>> start Material for the task

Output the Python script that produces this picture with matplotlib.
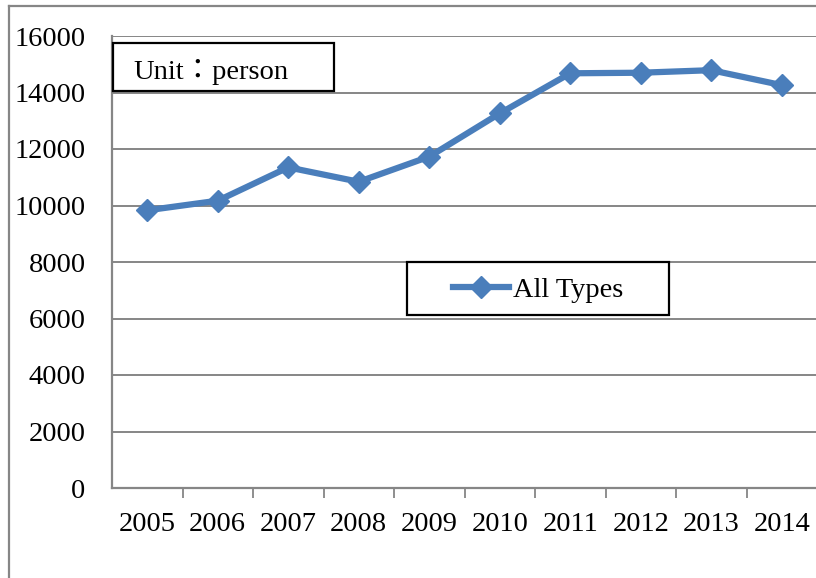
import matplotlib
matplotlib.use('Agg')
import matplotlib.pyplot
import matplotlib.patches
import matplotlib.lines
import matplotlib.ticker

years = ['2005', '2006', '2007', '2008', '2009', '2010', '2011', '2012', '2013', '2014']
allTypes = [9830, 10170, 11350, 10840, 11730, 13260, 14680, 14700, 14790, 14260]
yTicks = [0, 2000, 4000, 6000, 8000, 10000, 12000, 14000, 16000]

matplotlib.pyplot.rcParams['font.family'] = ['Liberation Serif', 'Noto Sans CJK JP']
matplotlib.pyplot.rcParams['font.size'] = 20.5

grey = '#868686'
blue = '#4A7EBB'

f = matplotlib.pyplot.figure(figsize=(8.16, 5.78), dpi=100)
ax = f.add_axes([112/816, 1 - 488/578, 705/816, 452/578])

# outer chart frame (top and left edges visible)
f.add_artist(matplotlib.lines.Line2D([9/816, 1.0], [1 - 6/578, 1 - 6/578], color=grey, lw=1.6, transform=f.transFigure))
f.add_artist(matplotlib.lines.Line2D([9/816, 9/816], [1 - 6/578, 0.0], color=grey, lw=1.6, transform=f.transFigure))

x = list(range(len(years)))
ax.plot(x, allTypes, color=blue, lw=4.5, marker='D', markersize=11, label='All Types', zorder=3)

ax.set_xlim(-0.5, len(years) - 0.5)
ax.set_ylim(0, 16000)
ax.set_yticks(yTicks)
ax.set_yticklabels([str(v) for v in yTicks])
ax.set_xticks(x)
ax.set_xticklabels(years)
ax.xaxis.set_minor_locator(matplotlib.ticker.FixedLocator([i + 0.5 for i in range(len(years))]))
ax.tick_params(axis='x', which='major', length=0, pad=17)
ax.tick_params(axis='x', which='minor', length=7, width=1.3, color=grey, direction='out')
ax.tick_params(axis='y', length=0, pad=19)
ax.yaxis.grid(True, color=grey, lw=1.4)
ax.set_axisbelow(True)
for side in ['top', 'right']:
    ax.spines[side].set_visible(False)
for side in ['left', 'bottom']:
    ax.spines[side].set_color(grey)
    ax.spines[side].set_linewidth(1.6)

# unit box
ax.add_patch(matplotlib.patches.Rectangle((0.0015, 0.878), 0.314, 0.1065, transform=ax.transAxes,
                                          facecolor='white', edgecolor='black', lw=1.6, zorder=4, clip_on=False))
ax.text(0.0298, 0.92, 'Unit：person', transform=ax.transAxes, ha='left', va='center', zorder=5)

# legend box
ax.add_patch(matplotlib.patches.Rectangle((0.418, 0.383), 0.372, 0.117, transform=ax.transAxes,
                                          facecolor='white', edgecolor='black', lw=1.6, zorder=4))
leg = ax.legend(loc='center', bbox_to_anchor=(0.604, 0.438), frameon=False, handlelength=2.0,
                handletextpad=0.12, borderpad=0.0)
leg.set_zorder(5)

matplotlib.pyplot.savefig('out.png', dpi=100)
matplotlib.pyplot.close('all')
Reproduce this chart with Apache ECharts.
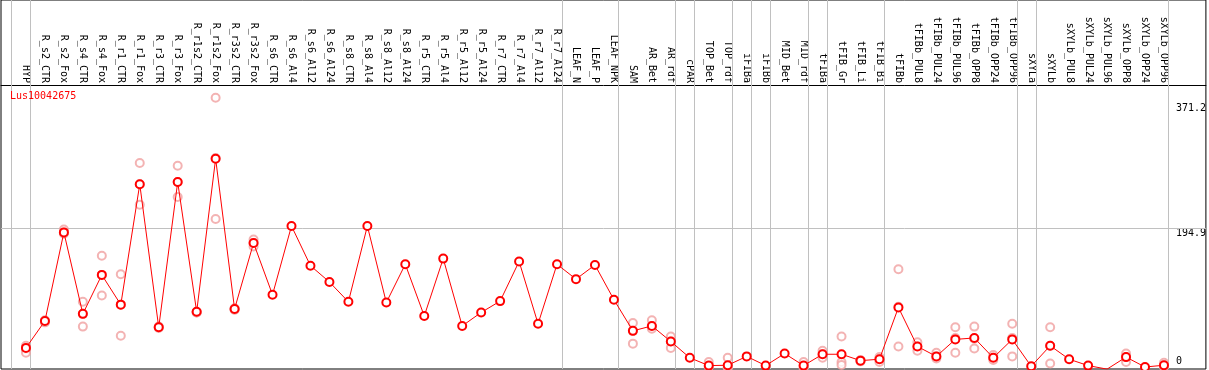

>> end Material for the task

> [Problem to work on]
Skip the pictures, please, and transcribe only the lines from the beginning of the material through the one that contains "f.add_artist(matplotlib.lines.Line2D([9/816, 9/816], [1".

> [Output of the task]
Output the Python script that produces this picture with matplotlib.
import matplotlib
matplotlib.use('Agg')
import matplotlib.pyplot
import matplotlib.patches
import matplotlib.lines
import matplotlib.ticker

years = ['2005', '2006', '2007', '2008', '2009', '2010', '2011', '2012', '2013', '2014']
allTypes = [9830, 10170, 11350, 10840, 11730, 13260, 14680, 14700, 14790, 14260]
yTicks = [0, 2000, 4000, 6000, 8000, 10000, 12000, 14000, 16000]

matplotlib.pyplot.rcParams['font.family'] = ['Liberation Serif', 'Noto Sans CJK JP']
matplotlib.pyplot.rcParams['font.size'] = 20.5

grey = '#868686'
blue = '#4A7EBB'

f = matplotlib.pyplot.figure(figsize=(8.16, 5.78), dpi=100)
ax = f.add_axes([112/816, 1 - 488/578, 705/816, 452/578])

# outer chart frame (top and left edges visible)
f.add_artist(matplotlib.lines.Line2D([9/816, 1.0], [1 - 6/578, 1 - 6/578], color=grey, lw=1.6, transform=f.transFigure))
f.add_artist(matplotlib.lines.Line2D([9/816, 9/816], [1 - 6/578, 0.0], color=grey, lw=1.6, transform=f.transFigure))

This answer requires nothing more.